Right before the kick-off of the World Cup qualifier clash between Australia and Saudi Arabia, both the teams were meant to maintain a minute’s silence at the centre of the pitch as a tribute to the victims of the recent terror attack in London.

Eight people – including two Australians lost their lives during the terror attack on London Bridge at the Borough Market area on 3rd June.

While the Australian team assembled to observe a minute’s silence, the Saudi Arabain national side refused to do so and carried on setting up their formation for the World Cup qualifier clash.

Others present in the visiting team’s bench also remain seated and refused to observe a minute’s silence.

This did not go down well with the home supporters at the Adelaide Oval and they were left outraged by the incident as Britain and Australia share a close bond.
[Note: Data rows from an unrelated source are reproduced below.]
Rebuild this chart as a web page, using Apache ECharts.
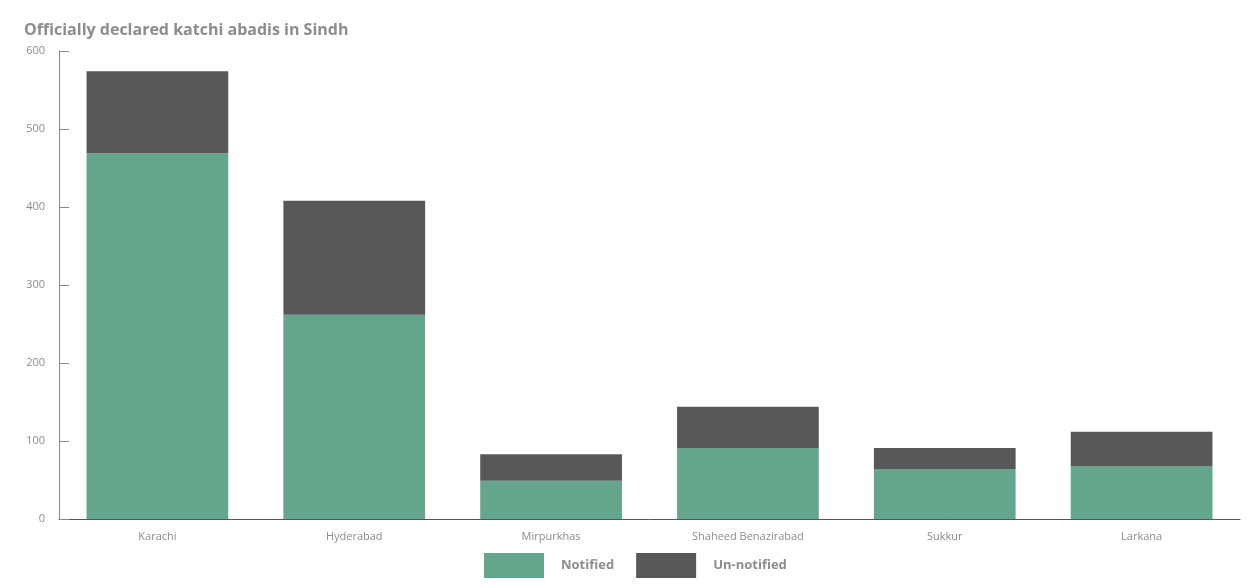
<!DOCTYPE html>
<html>
<head>
<meta charset="utf-8">
<script src="https://cdn.jsdelivr.net/npm/echarts@6/dist/echarts.min.js"></script>
<style>html,body{margin:0;padding:0;background:#fff;}#c{width:1260px;height:588px;}</style>
</head>
<body>
<div id="c"></div>
<script>
const categories = ['Karachi', 'Hyderabad', 'Mirpurkhas', 'Shaheed Benazirabad', 'Sukkur', 'Larkana'];
const notified = [469, 262, 49, 91, 64, 68];
const unNotified = [105, 146, 34, 53, 27, 44];
const yTicks = [0, 100, 200, 300, 400, 500, 600];

const chart = echarts.init(document.getElementById('c'));
chart.setOption({
  animation: false,
  title: {
    text: 'Officially declared katchi abadis in Sindh',
    left: 19, top: 17,
    textStyle: {fontFamily: 'Open Sans', fontSize: 16, fontWeight: 'bold', color: '#8c8c8c'}
  },
  legend: {
    bottom: 5, left: 479,
    itemWidth: 60, itemHeight: 25, itemGap: 22,
    icon: 'rect',
    textStyle: {fontFamily: 'Open Sans', fontSize: 13, fontWeight: 'bold', color: '#8c8c8c', padding: [0, 0, 0, 12]},
    data: ['Notified', 'Un-notified']
  },
  grid: {left: 59, right: 20, top: 51, bottom: 69},
  xAxis: {
    type: 'category',
    data: categories,
    axisLine: {lineStyle: {color: '#555', width: 1}},
    axisTick: {inside: true, length: 12, lineStyle: {color: '#555'}},
    axisLabel: {fontFamily: 'Open Sans', fontSize: 11, color: '#8c8c8c', margin: 12}
  },
  yAxis: {
    type: 'value',
    min: 0, max: 600, interval: 100,
    axisLine: {show: true, lineStyle: {color: '#888'}},
    axisTick: {show: true, inside: true, length: 10, lineStyle: {color: '#888'}},
    splitLine: {show: false},
    axisLabel: {fontFamily: 'Open Sans', fontSize: 11, color: '#8c8c8c', margin: 14,
      formatter: v => yTicks.includes(v) ? String(v) : ''}
  },
  series: [
    {name: 'Notified', type: 'bar', stack: 'a', data: notified, barCategoryGap: '28%',
      itemStyle: {color: '#64a68b'}},
    {name: 'Un-notified', type: 'bar', stack: 'a', data: unNotified, barCategoryGap: '28%',
      itemStyle: {color: '#58585a'}}
  ]
});
</script>
</body>
</html>
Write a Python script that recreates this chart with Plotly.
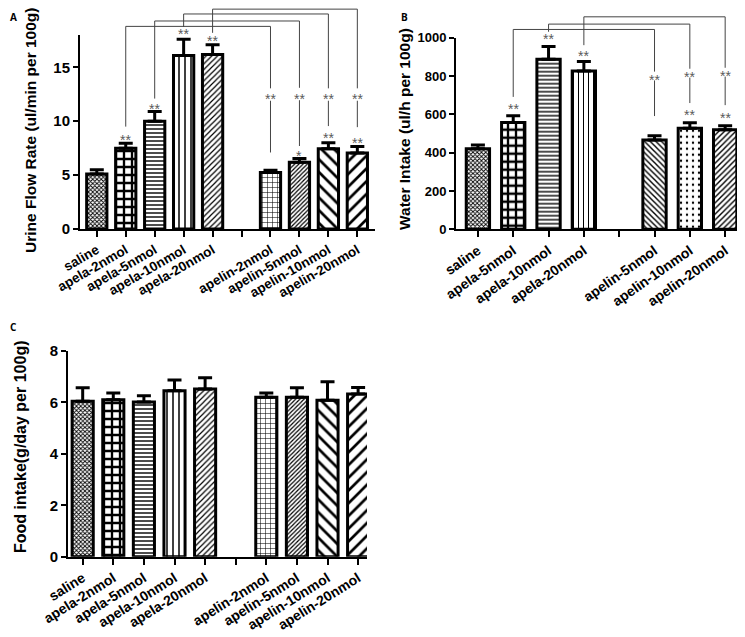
import plotly.graph_objects as go

W, H = 745, 637          # reference picture size
OFF = 8                  # default page (body) margin of the html page
FW, FH = W - OFF, H - OFF  # figure size so the figure fills the window exactly

# ---------------- data ----------------
# Panel A: urine flow rate
A_labels = ["saline", "apela-2nmol", "apela-5nmol", "apela-10nmol", "apela-20nmol", "",
            "apelin-2nmol", "apelin-5nmol", "apelin-10nmol", "apelin-20nmol"]
A_values = [5.1, 7.5, 10.0, 16.1, 16.2, 5.25, 6.2, 7.45, 7.05]
A_errors = [0.4, 0.45, 0.9, 1.5, 0.9, 0.2, 0.35, 0.55, 0.6]
A_stars = ["", "**", "**", "**", "**", "", "*", "**", "**"]
A_star_y = [None, 8.6, 11.5, 18.45, 17.8, None, 7.1, 8.8, 8.35]
A_br_left = [1, 2, 3, 4]
A_br_right = [6, 7, 8, 9]
A_br_top = [18.8, 19.3, 19.95, 20.4]
A_br_left_end = [9.5, 12.1, 18.75, 18.2]
A_br_star_y = [12.4, 12.45, 12.4, 12.4]
A_br_right_end = [7.1, 7.7, 9.55, 9.45]
A_ticks = [0, 5, 10, 15]

# Panel B: water intake
B_labels = ["saline", "apela-5nmol", "apela-10nmol", "apela-20nmol", "",
            "apelin-5nmol", "apelin-10nmol", "apelin-20nmol"]
B_values = [420, 558, 888, 826, 466, 528, 520]
B_errors = [20, 34, 66, 50, 22, 28, 20]
B_stars = ["", "**", "**", "**", "", "**", "**"]
B_star_y = [None, 648, 1013, 925, None, 617, 601]
B_br_left = [1, 2, 3]
B_br_right = [5, 6, 7]
B_br_top = [1043, 1071, 1109]
B_br_left_end = [691, 1031, 961]
B_br_star_y = [800, 815, 820]
B_br_right_end = [591, 659, 648]
B_ticks = [0, 200, 400, 600, 800, 1000]

# Panel C: food intake
C_labels = A_labels
C_values = [6.05, 6.1, 6.02, 6.45, 6.52, 6.2, 6.2, 6.08, 6.33]
C_errors = [0.52, 0.27, 0.24, 0.42, 0.44, 0.17, 0.37, 0.72, 0.25]
C_ticks = [0, 2, 4, 6, 8]

# ---------------- styles ----------------
A_pat_shape = ["x", "+", "-", "|", "/", "+", "/", "\\", "/"]
A_pat_size = [3, 8, 4, 6, 4, 5, 3, 9, 9]
A_pat_solid = [0.5, 0.5, 0.35, 0.25, 0.3, 0.2, 0.4, 0.3, 0.3]
B_pat_shape = ["x", "+", "-", "|", "\\", ".", "/"]
B_pat_size = [3, 8, 4, 5, 4, 6, 4]
B_pat_solid = [0.5, 0.5, 0.35, 0.2, 0.35, 0.12, 0.35]

FONT = "Liberation Sans"
LINE_C = "#444444"
STAR_C = "#5a5a5a"


def px_x(p):
    return max(0.0, (p - OFF) / FW)


def px_y(p):
    return 1 - (p - OFF) / FH


def dx(p0, p1):
    return [px_x(p0), px_x(p1)]


def dy(top, bot):
    return [px_y(bot), px_y(top)]


fig = go.Figure()

panels = [
    dict(x="x", y="y", labels=A_labels, values=A_values, errors=A_errors,
         shape=A_pat_shape, size=A_pat_size, solid=A_pat_solid,
         xd=dx(80, 375), yd=dy(35, 229), ymax=18, ticks=A_ticks,
         xr=[-0.58, 9.61], bw=0.70, angle=-30, xfs=13.5, yfs=15),
    dict(x="x2", y="y2", labels=B_labels, values=B_values, errors=B_errors,
         shape=B_pat_shape, size=B_pat_size, solid=B_pat_solid,
         xd=dx(456, 740), yd=dy(37.7, 229.3), ymax=1000, ticks=B_ticks,
         xr=[-0.62, 7.42], bw=0.66, angle=-35, xfs=14, yfs=13),
    dict(x="x3", y="y3", labels=C_labels, values=C_values, errors=C_errors,
         shape=A_pat_shape, size=A_pat_size, solid=A_pat_solid,
         xd=dx(68, 367), yd=dy(351, 556.7), ymax=8, ticks=C_ticks,
         xr=[-0.48, 9.29], bw=0.69, angle=-32, xfs=14, yfs=15),
]

layout = dict(template="none", width=FW, height=FH, autosize=False,
              margin=dict(l=0, r=0, t=0, b=0, pad=0),
              plot_bgcolor="rgba(0,0,0,0)", paper_bgcolor="white", showlegend=False,
              font=dict(family=FONT, color="black"))

for i, p in enumerate(panels):
    xs = [k for k, l in enumerate(p["labels"]) if l]
    fig.add_trace(go.Bar(
        x=xs, y=p["values"], width=p["bw"], xaxis=p["x"], yaxis=p["y"],
        marker=dict(color="white", line=dict(color="black", width=3),
                    pattern=dict(shape=p["shape"], size=p["size"], solidity=p["solid"],
                                 fgcolor="black", bgcolor="white", fillmode="replace")),
        error_y=dict(type="data", array=p["errors"], arrayminus=[0] * len(xs),
                     symmetric=False, color="black", thickness=3, width=7),
    ))
    xn = "xaxis" + p["x"][1:]
    yn = "yaxis" + p["y"][1:]
    layout[xn] = dict(domain=p["xd"], anchor=p["y"], range=p["xr"], automargin=False,
                      tickmode="array", tickvals=list(range(len(p["labels"]))),
                      ticktext=p["labels"], tickangle=p["angle"],
                      ticks="outside", ticklen=6, tickwidth=2, tickcolor="black",
                      showline=True, linewidth=2, linecolor="black",
                      showgrid=False, zeroline=False,
                      tickfont=dict(family=FONT, size=p["xfs"], weight="bold", color="black"))
    layout[yn] = dict(domain=p["yd"], anchor=p["x"], range=[0, p["ymax"]], automargin=False,
                      tickmode="array", tickvals=p["ticks"],
                      ticks="outside", ticklen=5, tickwidth=2, tickcolor="black",
                      showline=True, linewidth=2, linecolor="black",
                      showgrid=False, zeroline=False,
                      tickfont=dict(family=FONT, size=p["yfs"], weight="bold", color="black"))


# hidden axes (same scale, taller domain) for significance brackets
def bracket_axis(name, p):
    d0, d1 = p["yd"]
    top = 1.0
    rng = p["ymax"] * (top - d0) / (d1 - d0)
    layout[name] = dict(domain=[d0, top], anchor=p["x"], range=[0, rng], visible=False,
                        automargin=False, fixedrange=True, showgrid=False, zeroline=False)


bracket_axis("yaxis4", panels[0])
bracket_axis("yaxis5", panels[1])

annotations = []


def add_brackets(xa, ya, left, right, top, lend, stary, rend, gap_up, gap_dn):
    bx, by = [], []
    for l, r, t, le, s, re in zip(left, right, top, lend, stary, rend):
        bx += [l, l, r, r, None, r, r, None]
        by += [le, t, t, s + gap_up, None, s - gap_dn, re, None]
        annotations.append(dict(x=r, y=s, xref=xa, yref=ya, text="**", showarrow=False,
                                yshift=-4, font=dict(family=FONT, size=14, color=STAR_C)))
    fig.add_trace(go.Scatter(x=bx, y=by, mode="lines", xaxis=xa, yaxis=ya,
                             line=dict(color=LINE_C, width=1), hoverinfo="skip"))


def add_bar_stars(xa, ya, labels, stars, sy):
    xs = [k for k, l in enumerate(labels) if l]
    for x, s, y in zip(xs, stars, sy):
        if s and y is not None:
            annotations.append(dict(x=x, y=y, xref=xa, yref=ya, text=s, showarrow=False,
                                    yshift=-4, font=dict(family=FONT, size=14, color=STAR_C)))


add_brackets("x", "y4", A_br_left, A_br_right, A_br_top, A_br_left_end,
             A_br_star_y, A_br_right_end, 0.65, 0.5)
add_bar_stars("x", "y4", A_labels, A_stars, A_star_y)
add_brackets("x2", "y5", B_br_left, B_br_right, B_br_top, B_br_left_end,
             B_br_star_y, B_br_right_end, 23, 23)
add_bar_stars("x2", "y5", B_labels, B_stars, B_star_y)

# axis titles (text, centre x px, centre y px, size)
titles = [("Urine Flow Rate (ul/min per 100g)", 31, 131, 15.5),
          ("Water Intake (ul/h per 100g)", 405, 129, 15.5),
          ("Food intake(g/day per 100g)", 20, 447, 16)]
for t, xp, yp, fs in titles:
    annotations.append(dict(text=t, x=px_x(xp), y=px_y(yp), xref="paper", yref="paper",
                            textangle=-90, showarrow=False, xanchor="center", yanchor="middle",
                            font=dict(family=FONT, size=fs, weight="bold", color="black")))

# panel letters
for letter, xp, yp in [("A", 8, 8), ("B", 399, 8), ("C", 8, 318)]:
    annotations.append(dict(text=letter, x=px_x(xp), y=px_y(yp), xref="paper", yref="paper",
                            showarrow=False, xanchor="left", yanchor="top",
                            font=dict(family="Open Sans", size=10, weight="bold", color="black")))

layout["annotations"] = annotations
fig.update_layout(**layout)
fig.write_html("out.html")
Their failure to observe a minute’s silence was heavily criticised by the footballing world and Football Federation Australia released a statement explaining it had been advised by opposition officials that they would not take part as the tradition was “not in keeping with Saudi culture”.

In a five-goal thriller, Australia outplayed Saudi Arabia 3-2, all thanks to Celtic’s Tom Rogic, who scored the winner.

And now Japan, Australia and Saudi Arabia are all on 16 points in their qualifying group – and are separated only on goal difference.